One thing that’s important for a start-up is to become active in the industry it’s entering. Activity leads to learning the ins and outs of an industry, finding business partners, and becoming recognized as an industry leader. Three important Ts that lead to industry activity are trade associations, trade shows, and trade journals. Start-ups should consider utilizing these Ts as a part of their early and ongoing activities.
A trade association (or trade group) is an organization that’s formed by firms in the same industry to collect and disseminate trade information, offer legal and technical advice, furnish industry-related training, and provide a platform for collective lobbying. In addition to promoting industry-related issues, trade associations typically provide their members a variety of other services. For example, the American Watchmakers-Clockmakers Institute, which is a trade association of watchmakers and clockmakers, provides its members training, a database of hard-to-find parts, technical support for watch and clock repair, bulletins with up-to-date product information, and an extensive library of industry-specific educational material.
Trade associations are typically governed by a paid staff and a volunteer board. Busy CEOs and entrepreneurs are motivated to serve on trade association boards, not only to influence the direction of the associations but because their service provides them visibility and a platform to network closely with other members of the association. These types of interactions can lead to businesses forming partnerships and working together in other ways.
There are 7,600 national trade associations in the United States. The vast majority have Web sites that list their activities and their members.
A trade show (or a trade fair) is an exhibition organized so that companies in an industry can showcase and demonstrate their latest products and services. Some trade shows are open to the public while others can only be attended by company representatives and members of the press. In the Unites States, over 2,500 trade shows are held every year. There are several online directories, such as the Trade Show News Network (www.tsnn.com), that help organizers, attendees, and marketers identify the most appropriate trade shows to attend. The largest trade show in the United States is the International Consumer Electronics Trade Show, which is held every January in Las Vegas. In 2011, it included more than 2,700 exhibitors and over 140,000 attendees.
Along with displaying their latest products and services, businesses attend trade shows to study the activities of rivals, meet members of the press, and network with industry participants. Companies must rent exhibit space at trade shows. Some of the better shows, which usually last just under a week, cost upward of $20,000 to attend. Small companies are often able to share exhibit space and split the cost.
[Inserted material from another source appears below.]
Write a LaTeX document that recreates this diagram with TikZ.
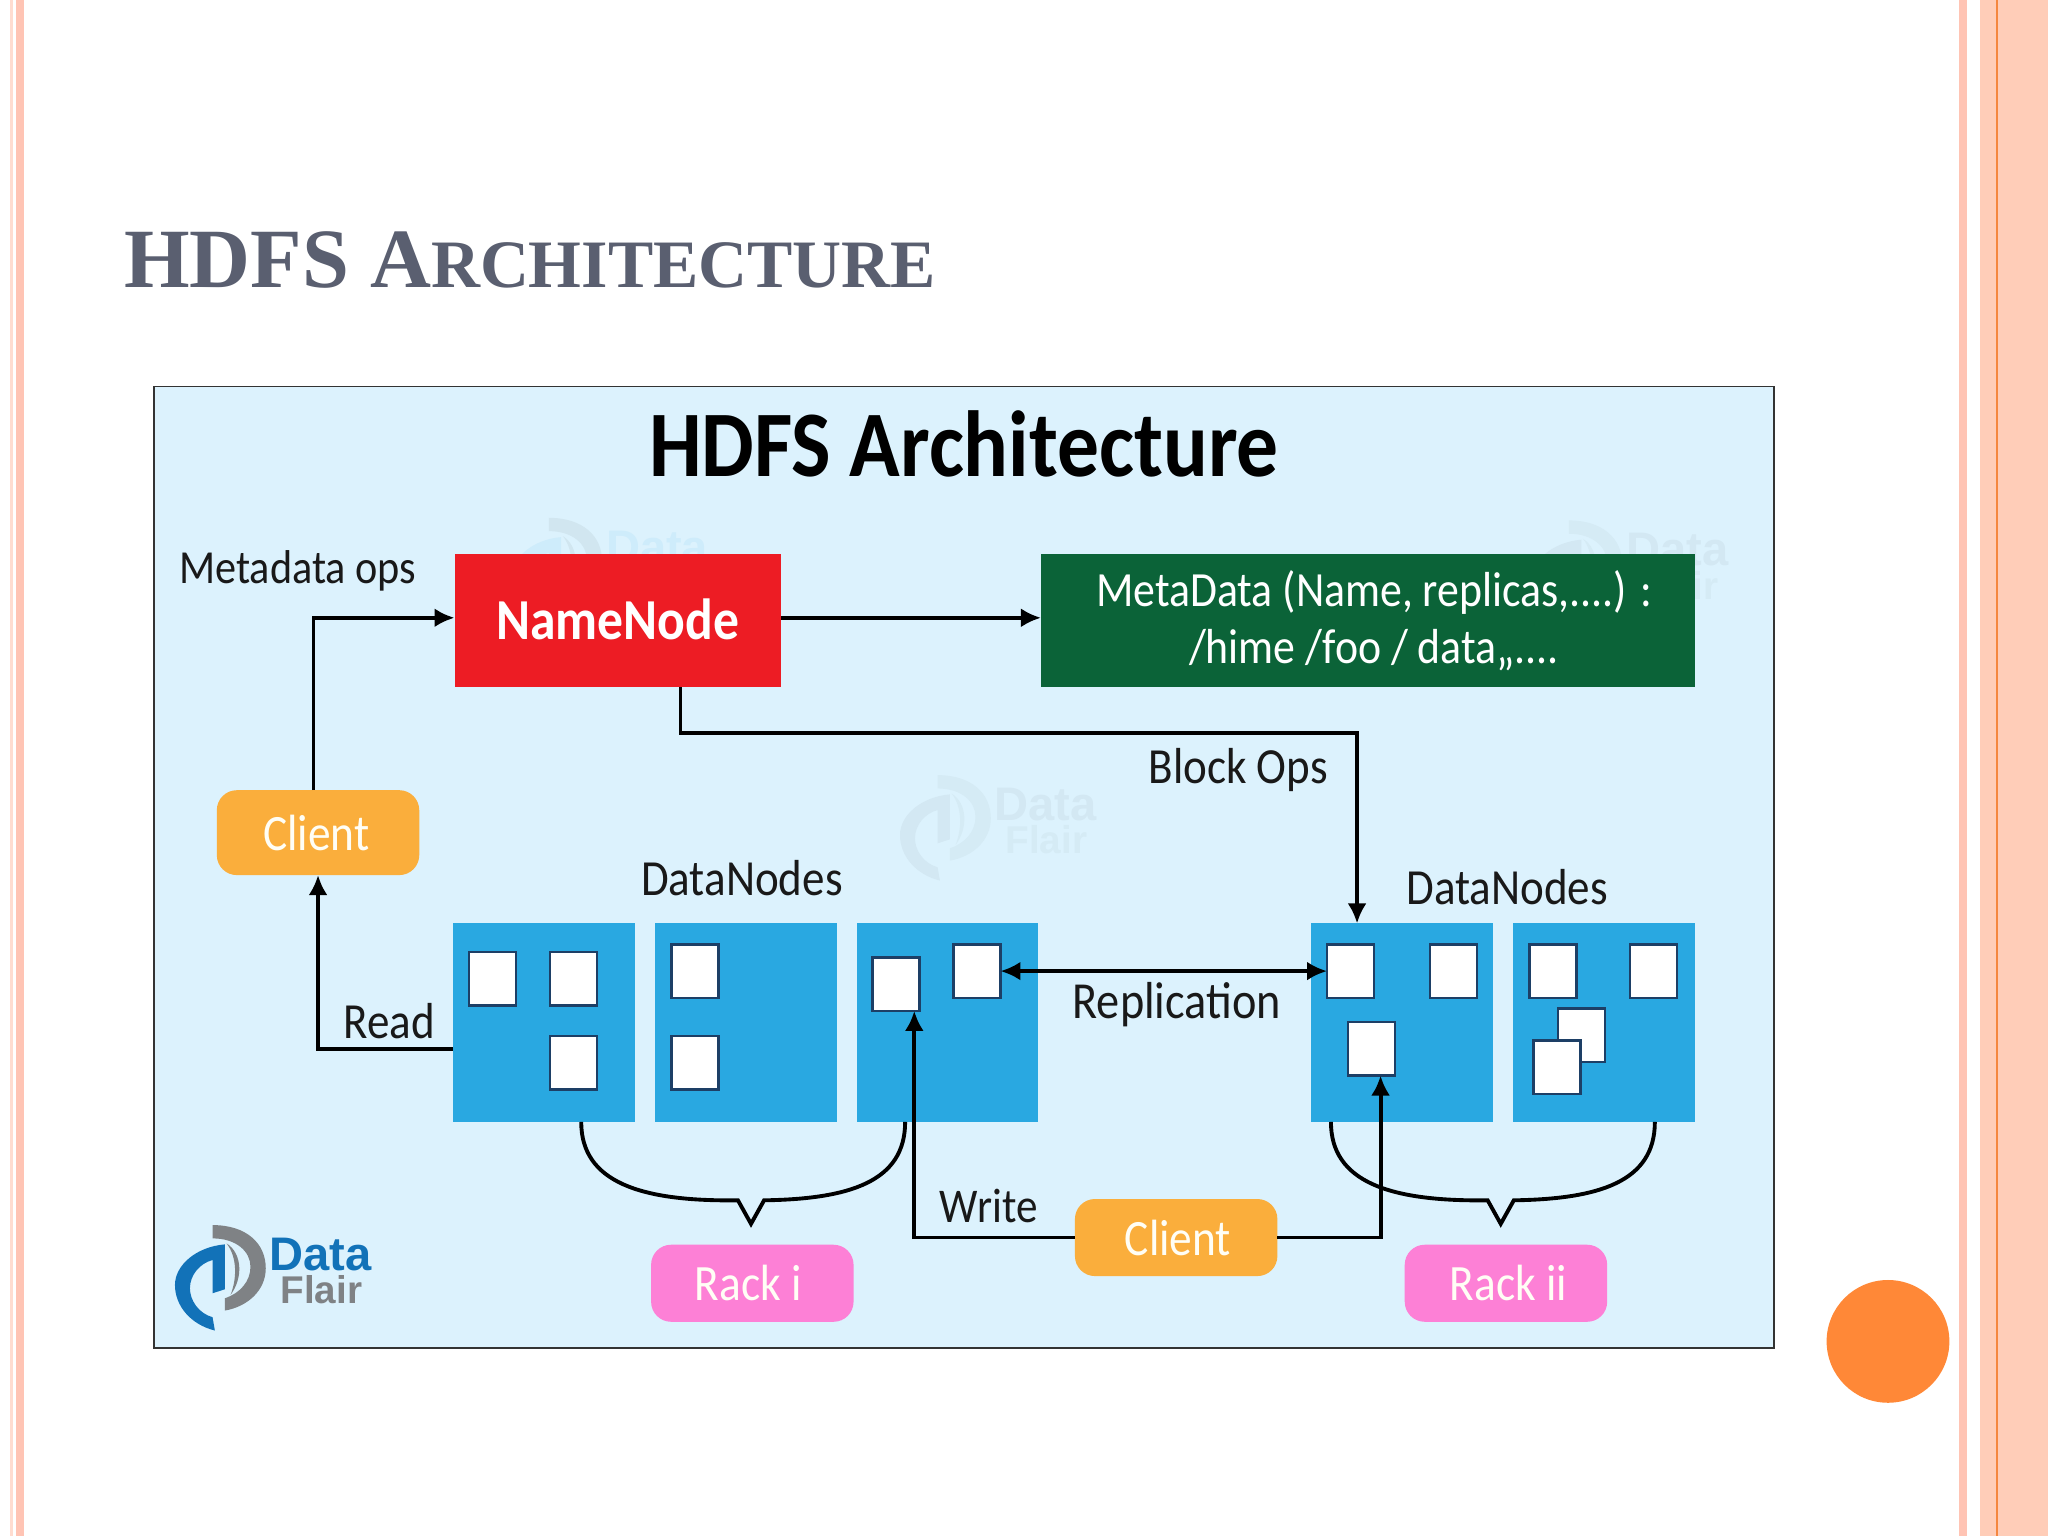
\documentclass[tikz,border=0pt]{standalone}
\usepackage{fontspec}
\setmainfont[FakeStretch=0.89]{Carlito}
\newfontfamily\slidefont{Liberation Serif}
\newfontfamily\logofont{Liberation Sans}
\usetikzlibrary{arrows.meta}
\usetikzlibrary{calc}
\definecolor{bandpink}{HTML}{FFC4B4}
\definecolor{bandpale}{HTML}{FFDCD0}
\definecolor{bandsalmon}{HTML}{FFCDB8}
\definecolor{bandline}{HTML}{F5873F}
\definecolor{dotorange}{HTML}{FF8837}
\definecolor{slidegrey}{HTML}{5A5F70}
\definecolor{skyfill}{HTML}{DCF2FD}
\definecolor{namered}{HTML}{ED1C24}
\definecolor{metagreen}{HTML}{0B6338}
\definecolor{clientorange}{HTML}{FAAE3C}
\definecolor{rackpink}{HTML}{FD80D6}
\definecolor{blockblue}{HTML}{29A8E1}
\definecolor{blockedge}{HTML}{1D3F66}
\definecolor{logoblue}{HTML}{1272B8}
\definecolor{logogrey}{HTML}{7F8285}
\newcommand{\ud}{0.0130612cm}
\tikzset{edge/.style = {line width=1.1pt,-{Latex[width=1.9mm,length=2mm]}}}
\tikzset{
    flat/.style = {inner sep=0pt,outer sep=0pt,align=center},
    headbox/.style = {flat,fill=#1,text=white,minimum height=102*\ud},
    namebox/.style = {flat,rounded corners=2mm,fill=#1,text=white!96!yellow,minimum width=155*\ud,font=\fontsize{14.5}{16}\selectfont},
    dnbox/.style = {flat,fill=blockblue,minimum width=139*\ud,minimum height=152*\ud},
    block/.style = {flat,fill=white,draw=blockedge,line width=0.7pt,minimum width=36*\ud,minimum height=41*\ud},
    tag/.style = {flat,font=\fontsize{14.4}{16}\selectfont,text=black!90},
    curl/.style = {line width=1.1pt,line join=miter},
}
% one rack bracket, from the bottom of a DataNode box
\newcommand{\rackcurl}[2]{
    \draw[curl] ([xshift=#2*\ud]#1.south) .. controls ++(0,46) and ++(-75,1) .. ++(120,60)
        -- ++(10,18) -- ++(10,-18) .. controls ++(65,-1) and ++(0,46) .. ++(108,-60);
}
% the logo, in its own small units
\newcommand{\flairlogo}[5]{
    \begin{scope}[shift={(#1,#2)},x=0.00333cm,y=-0.00333cm]
        \fill[#4] (158,45) .. controls (260,45) and (318,100) .. (318,175) .. controls (318,240) and (265,290) .. (195,302)
            -- (195,265) .. controls (240,250) and (272,215) .. (272,170) .. controls (272,125) and (230,85) .. (158,85) -- cycle;
        \fill[#4] (200,100) .. controls (248,130) and (250,205) .. (212,255) .. controls (232,205) and (232,140) .. (200,100) -- cycle;
        \fill[#3] (195,103) .. controls (110,110) and (45,165) .. (45,225) .. controls (45,290) and (95,345) .. (165,362)
            -- (158,322) .. controls (115,310) and (90,270) .. (90,235) .. controls (90,195) and (120,160) .. (158,150)
            -- (158,250) -- (195,238) -- cycle;
        \node[flat,anchor=west,text=#3,font=\logofont\bfseries\fontsize{13.4}{13}\selectfont] (#5d) at (330,133) {Data};
        \node[flat,anchor=west,text=#4,font=\logofont\bfseries\fontsize{11}{11}\selectfont] (#5f) at (362,240) {Flair};
    \end{scope}
}

\begin{document}
\begin{tikzpicture}[x=\ud,y=-\ud]
    \useasboundingbox (0,0) rectangle (1568,1176);
    \fill[white] (0,0) rectangle (1568,1176);

    % Slide bands
    \fill[bandpale] (7.7,0) rectangle (10,1176);
    \fill[bandpink] (12.3,0) rectangle (18.4,1176);
    \fill[bandpink] (1500,0) rectangle (1506.2,1176);
    \fill[bandsalmon] (1516,0) rectangle (1568,1176);
    \fill[bandline] (1528.2,0) rectangle (1529.6,1176);
    \node[flat,circle,fill=dotorange,minimum size=94*\ud] (dot) at (1445.5,1027) {};

    % Slide title
    \node[flat,anchor=base west,text=slidegrey,font=\slidefont\bfseries\fontsize{24}{24}\selectfont] (slidetitle) at (95,220) {HDFS A{\fontsize{19.3}{24}\selectfont RCHITECTURE}};

    % Panel
    \node[flat,draw=black!80,line width=0.5pt,fill=skyfill,minimum width=1240*\ud,minimum height=736*\ud] (panel) at (738,664) {};
    \flairlogo{380}{385}{blockblue!8!skyfill}{black!5!skyfill}{marka}
    \flairlogo{677.6}{582}{black!4!skyfill}{black!3!skyfill}{markb}
    \flairlogo{1161}{387}{black!4!skyfill}{black!3!skyfill}{markc}
    \flairlogo{122.5}{926.5}{logoblue}{logogrey}{logo}

    \node[flat,font=\bfseries\fontsize{26.7}{30}\selectfont] (paneltitle) at (738,340) {HDFS Architecture};

    % Boxes
    \node[headbox=namered,minimum width=250*\ud,font=\bfseries\fontsize{16.5}{19}\selectfont] (namenode) at (473,475) {\raisebox{0.5pt}{NameNode}};
    \node[headbox=metagreen,minimum width=501*\ud,font=\fontsize{14}{16.3}\selectfont] (metadata) at (1047.5,475) {\kern3.4pt MetaData (Name, replicas,....) :\\\kern3.4pt /hime /foo / data,,....};
    \node[namebox=clientorange,minimum height=65*\ud] (clienttop) at (243.5,637.5) {Client\kern1pt};
    \node[namebox=clientorange,minimum height=59*\ud] (clientbot) at (900.5,947.5) {\kern1pt Client};
    \node[namebox=rackpink,minimum height=59*\ud] (rackone) at (576,982.5) {Rack i\kern2.4pt};
    \node[namebox=rackpink,minimum height=59*\ud] (racktwo) at (1153,982.5) {\kern1.5pt Rack ii};

    % DataNodes
    \node[dnbox] (dna) at (416.5,783) {};
    \node[dnbox] (dnb) at (571,783) {};
    \node[dnbox] (dnc) at (725.5,783) {};
    \node[dnbox] (dnd) at (1073.5,783) {};
    \node[dnbox] (dne) at (1228,783) {};

    % Blocks
    \node[block] (ba) at (377,749.5) {};
    \node[block] (bb) at (439,749.5) {};
    \node[block] (bc) at (439,813.5) {};
    \node[block] (bd) at (532,743.5) {};
    \node[block] (be) at (532,813.5) {};
    \node[block] (bf) at (686,753.5) {};
    \node[block] (bg) at (748,743.5) {};
    \node[block] (bh) at (1034,743.5) {};
    \node[block] (bi) at (1113,743.5) {};
    \node[block] (bj) at (1050,803) {};
    \node[block] (bk) at (1189,743.5) {};
    \node[block] (bl) at (1266,743.5) {};
    \node[block] (bm) at (1211,792.5) {};
    \node[block] (bn) at (1192,817) {};

    % Labels
    \node[tag,font=\fontsize{13.5}{16}\selectfont] (opslabel) at (228,437) {Metadata ops};
    \node[tag] (dnlabela) at (568,672.5) {DataNodes};
    \node[tag] (dnlabelb) at (1154,679.5) {DataNodes};
    \node[tag] (blocklabel) at (948,589.5) {Block Ops};
    \node[tag] (readlabel) at (298,782) {Read};
    \node[tag,font=\fontsize{14.8}{16}\selectfont] (repllabel) at (901,769) {Replication};
    \node[tag,font=\fontsize{13.8}{16}\selectfont] (writelabel) at (757,923) {Write};

    % Connectors
    \draw[edge] ([xshift=-3.5*\ud]clienttop.north) |- ([yshift=2*\ud]namenode.west);
    \draw[edge] ([yshift=2*\ud]namenode.east) -- ([yshift=2*\ud]metadata.west);
    \draw[edge] ([xshift=48*\ud]namenode.south) -- ++(0,35) -| ([xshift=-34.5*\ud]dnd.north);
    \draw[edge] ([yshift=-20*\ud]dna.west) -| (clienttop.south);
    \draw[edge,{Latex[width=1.9mm,length=2mm]}-{Latex[width=1.9mm,length=2mm]}] (bg.east) -- (bh.west);
    \draw[edge] (clientbot.west) -| ([xshift=14*\ud]bf.south);
    \draw[edge] (clientbot.east) -| ([xshift=7*\ud]bj.south);

    % Rack brackets
    \rackcurl{dna}{28.5}
    \rackcurl{dnd}{-54.5}
\end{tikzpicture}
\end{document}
Trade shows offer prime opportunities for networking to generate business, establish new relationships, and nurture existing ones. In fact, there are many articles and “how to” guides published in periodicals and posted on Web sites that teach businesses how to maximize their time at trade shows and establish business relationships.
Trade journals, or magazines, are usually published by trade associations, and contain articles and advertising focused on a specific industry. Very little generalaudience advertising appears in trade journals. They may also include industry-specific job notices and classified advertising.
Some trade journals are available to the general public, and others are very specifically controlled—meaning that you must participate in the industry to receive the journal. This practice ensures advertisers that their ads will be viewed by people in their target audience. Many of the articles in trade journals are written about companies in the industry. It enhances the stature and visibility of a company to have a favorable article written about it in a premier industry trade journal.
Along with trade journals, some industries have peerreviewed journals that contain both technical articles and heavy advertising content. The articles are often coauthored by people who work for vendors who advertise in the journal. BioTechniques is an example of an industry-specific peer-reviewed journal that follows this format. These journals blur the distinction somewhat between trade journals and peer-reviewed journals.
Although trade journals do not provide the direct networking opportunities that trade associations and trade shows do, the visibility a company can obtain by being featured in an article or by running ads can result in multiple positive outcomes.